Dopo la sentenza di agosto la Commissione Elettorale Centrale (CIK) ha revocato il mandato presidenziale di Dodik, rendendo incostituzionali ogni nuovo atto promulgato da Dodik ed esponendo a rischi legali quanti fossero chiamati ad eseguirli, e ha indetto nuove elezioni presidenziali per il 23 novembre. Dodik ha risposto annunciando il boicottaggio delle elezioni, e un referendum illegale sulla legittimità della sentenza per il 25 ottobre – di cui finora non si sono tuttavia visti preparativi.
Cosa faranno le opposizioni in RS
L’annuncio di nuove elezioni in RS ha innescato la corsa dei partiti di opposizione alla ricerca di un candidato unitario. Il Partito Democratico Serbo (SDS), con il secondo numero di seggi all’assemblea dell’entità, dovrebbe poter esprimere lo sfidante, e raccogliere il sostegno del Fronte Popolare (NF) di Jelena Trivić, il Partito Per la Giustizia e l’Ordine (ZPR) di Nebojša Vukanović, e soprattutto il Partito per il Progresso Democratico (PDP) del giovane sindaco di Banja Luka Draško Stanivuković, che per ora non vuole esporsi in prima persona al voto.
Dodik ha intanto dichiarato di poter riconsiderare la decisione di boicottare le elezioni. Anche la nomina del suo vicepresidente Davor Pranjić (Unione Democratica Croata, HDZ BiH) come facente funzioni mostra un cambio delle intenzioni di Dodik, che avrebbe ormai accettato la rimozione dall’incarico politico. Non è chiaro ancora chi sarà il candidato del suo partito SNSD.
In quest’ottica, il consueto tour delle autocrazie di Dodik sembra essere indizio di un rilancio per restare politicamente in sella. Da Belgrado, Dodik si è spostato il 9 settembre in Russia, incontrando il ministro degli esteri Sergej Lavrov e il presidente del Consiglio di sicurezza Sergej Shoigu. Ha proseguito il 22 settembre a Budapest assieme a Željka Cvijanović (membro della Presidenza statale) per rinsaldare l’appoggio di Viktor Orbán.
È la fine della carriera politica di Dodik?
La situazione interna della RS resta caotica. Prima di perdere i propri poteri, Dodik ha dimissionato il primo ministro Radovan Višković, sostituito ora da Savo Minić. Tuttavia, essendo stato nominato da Dodik dopo la condanna, la legittimità di Minić e del suo governo è dubbia. Nel nuovo governo restano due ministri sotto sanzioni USA: Siniša Karan all’istruzione e Miloš Bukejlović alla giustizia. Nel frattempo, anche l’Estonia si è unita ad altri cinque paesi UE (Austria, Germania, Polonia, Lituania e Slovenia) nell’imporre sanzioni a Dodik, negandogli l’eventuale l’ingresso.
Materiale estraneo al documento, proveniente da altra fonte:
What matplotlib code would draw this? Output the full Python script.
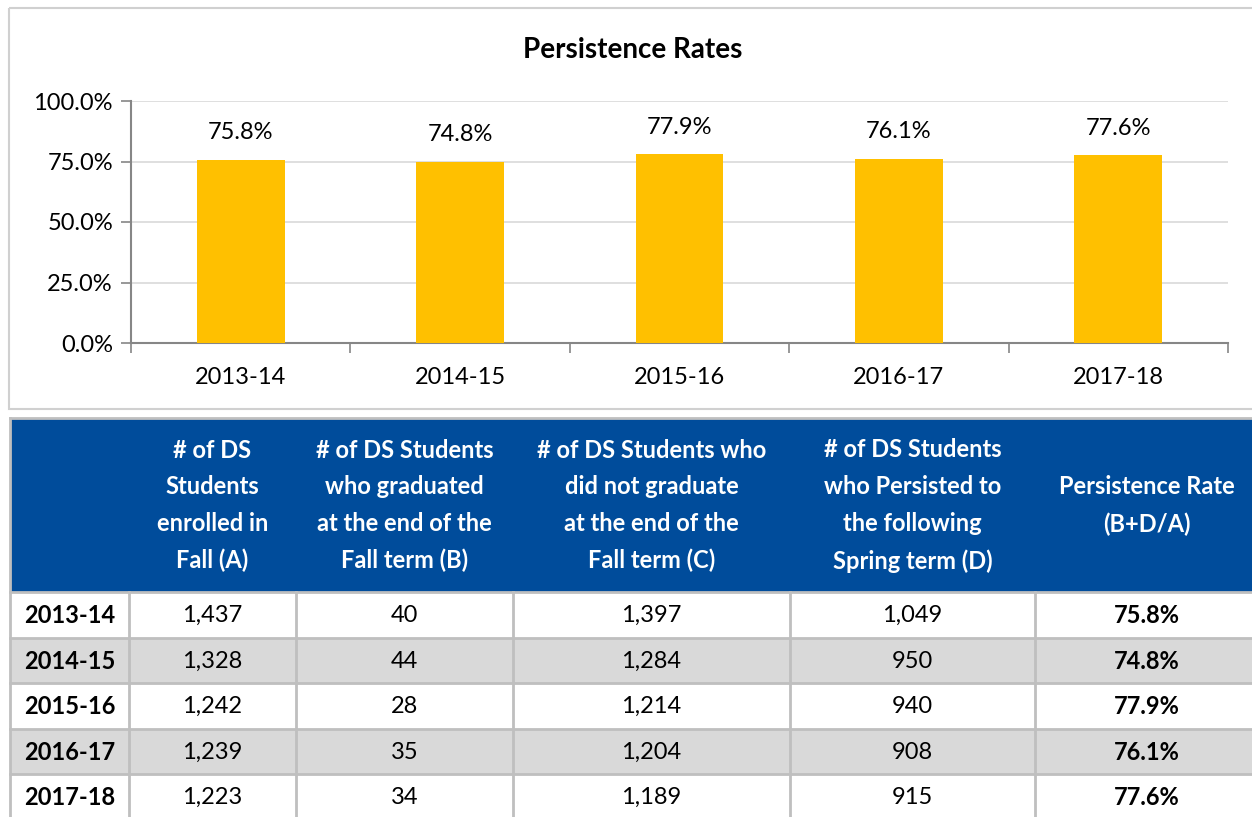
import numpy as np
import matplotlib.pyplot as plt
from matplotlib.patches import Rectangle
from matplotlib.ticker import PercentFormatter

plt.rcParams['font.family'] = ['Lato', 'DejaVu Sans']

years = ['2013-14', '2014-15', '2015-16', '2016-17', '2017-18']
rates = [0.758, 0.748, 0.779, 0.761, 0.776]
enrolled = [1437, 1328, 1242, 1239, 1223]
graduated = [40, 44, 28, 35, 34]
not_graduated = [1397, 1284, 1214, 1204, 1189]
persisted = [1049, 950, 940, 908, 915]

headers = [
    '',
    '# of DS\nStudents\nenrolled in\nFall (A)',
    '# of DS Students\nwho graduated\nat the end of the\nFall term (B)',
    '# of DS Students who\ndid not graduate\nat the end of the\nFall term (C)',
    '# of DS Students\nwho Persisted to\nthe following\nSpring term (D)',
    'Persistence Rate\n(B+D/A)',
]

gold = '#FFC000'
blue = '#004C9B'
grid_c = '#D9D9D9'
axis_c = '#868686'
border_c = '#BFBFBF'
fs = 17

W, H = 1252, 817
fig = plt.figure(figsize=(W / 100, H / 100), dpi=100)

# background layer in pixel coordinates (frames + table)
bg = fig.add_axes([0, 0, 1, 1])
bg.set_xlim(0, W)
bg.set_ylim(H, 0)
bg.axis('off')
bg.add_patch(Rectangle((9, 8), W + 10, 401, fill=False, ec='#D0D0D0', lw=1.5))

# table
col_x = [10, 129, 296, 513, 790, 1035, W + 5]
head_top, head_bot = 419, 592
row_h = 45.5
bg.add_patch(Rectangle((10, head_top), W, head_bot - head_top, fc=blue, ec='none'))
for j, txt in enumerate(headers):
    if not txt:
        continue
    cx = (col_x[j] + col_x[j + 1]) / 2
    if j == 5:
        cx = 1147
    bg.text(cx, (head_top + head_bot) / 2, txt, ha='center', va='center',
            color='white', fontsize=fs, fontweight='bold', linespacing=1.72)

for i, yr in enumerate(years):
    y0 = head_bot + i * row_h
    fc = '#D9D9D9' if i % 2 == 1 else 'white'
    bg.add_patch(Rectangle((10, y0), W, row_h, fc=fc, ec='none'))
    ym = y0 + row_h / 2 + 1
    vals = [f'{enrolled[i]:,}', f'{graduated[i]:,}', f'{not_graduated[i]:,}',
            f'{persisted[i]:,}']
    bg.text(24, ym, yr, ha='left', va='center', fontsize=fs, fontweight='bold')
    for j, v in enumerate(vals):
        cx = (col_x[j + 1] + col_x[j + 2]) / 2
        bg.text(cx, ym, v, ha='center', va='center', fontsize=fs)
    bg.text(1147, ym, f'{rates[i] * 100:.1f}%', ha='center', va='center',
            fontsize=fs, fontweight='bold')
    bg.plot([10, W], [y0, y0], color=border_c, lw=2)
for x in col_x[1:-1]:
    bg.plot([x, x], [head_bot, H], color=border_c, lw=2)
bg.plot([10, 10], [head_top - 1, H], color=border_c, lw=2)
bg.plot([10, W], [head_top - 1, head_top - 1], color=border_c, lw=2)

# chart
x0, x1, yb, yt = 131, 1228, 343, 101
ax = fig.add_axes([x0 / W, 1 - yb / H, (x1 - x0) / W, (yb - yt) / H])
xs = np.arange(len(years))
ax.bar(xs, rates, width=0.4, color=gold, zorder=3)
for x, r in zip(xs, rates):
    ax.annotate(f'{r * 100:.1f}%', (x, r), xytext=(0, 12), textcoords='offset points',
                ha='center', va='bottom', fontsize=fs)

ax.set_xlim(-0.5, len(years) - 0.5)
ax.set_ylim(0, 1)
ax.set_yticks([0, 0.25, 0.5, 0.75, 1.0])
ax.yaxis.set_major_formatter(PercentFormatter(1.0, decimals=1))
ax.set_xticks(xs)
ax.set_xticklabels(years)
ax.set_xticks(np.arange(-0.5, len(years)), minor=True)
ax.tick_params(axis='x', which='major', length=0, pad=17, labelsize=fs)
ax.tick_params(axis='x', which='minor', length=7, width=1.2, color=axis_c)
ax.tick_params(axis='y', length=7, width=1.2, color=axis_c, labelsize=fs, pad=6)
ax.grid(axis='y', color=grid_c, lw=1.2, zorder=0)
for s in ['top', 'right']:
    ax.spines[s].set_visible(False)
for s in ['left', 'bottom']:
    ax.spines[s].set_color(axis_c)
    ax.spines[s].set_linewidth(1.5)
ax.set_axisbelow(True)

fig.text(633 / W, 1 - 50 / H, 'Persistence Rates', ha='center', va='center',
         fontsize=20, fontweight='bold')

fig.savefig('out.png', dpi=100)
A ciò ha fatto seguito, settimana scorsa, la visita della Commissaria europea all’allargamento Marta Kos, che ha condannato il deterioramento della situazione interna alla RS e ha ammonito la leadership bosniaca ad intensificare il percorso di riforme per evitare di perdere ancora più finanziamenti europei. La visita di Marta Kos arriva nel mezzo della Quick Response 2025, l’esercitazione annuale della missione multilaterale a guida europea EUFOR Althea, impegnata a garantire l’integrità territoriale del Paese, il cui mandato esecutivo dovrà essere rinnovato entro fine ottobre al Consiglio di sicurezza ONU.
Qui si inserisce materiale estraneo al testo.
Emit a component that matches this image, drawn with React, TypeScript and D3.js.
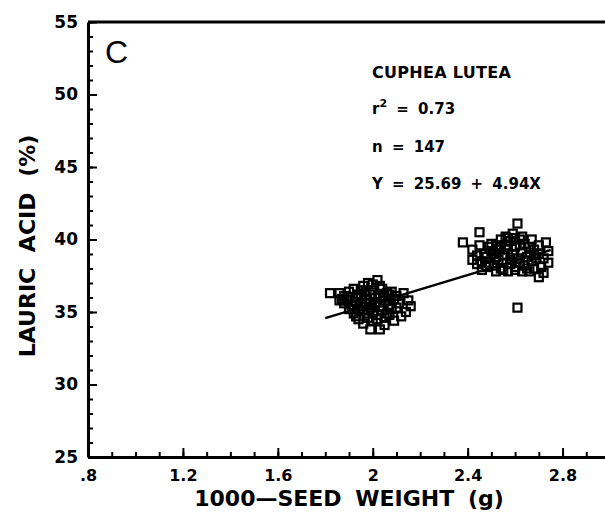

Infine, Dodik ha partecipato assieme al presidente serbo Aleksandar Vučić alla parata militare in occasione della “giornata dell’unità serba” il 15 settembre. Tuttavia, rimangono dubbi sul perché dell’assenza all’ultimo minuto della presidente del parlamento serbo Ana Brnabić al forum interparlamentare RS-Serbia a Banja Luka. Vučić è in difficoltà per le proteste interne e le possibili elezioni nel 2026, e ciò non gioca a favore di Dodik in cerca di supporto in vista di novembre per mantenere ad ogni costo il suo controllo assoluto sulla Republika Srpska.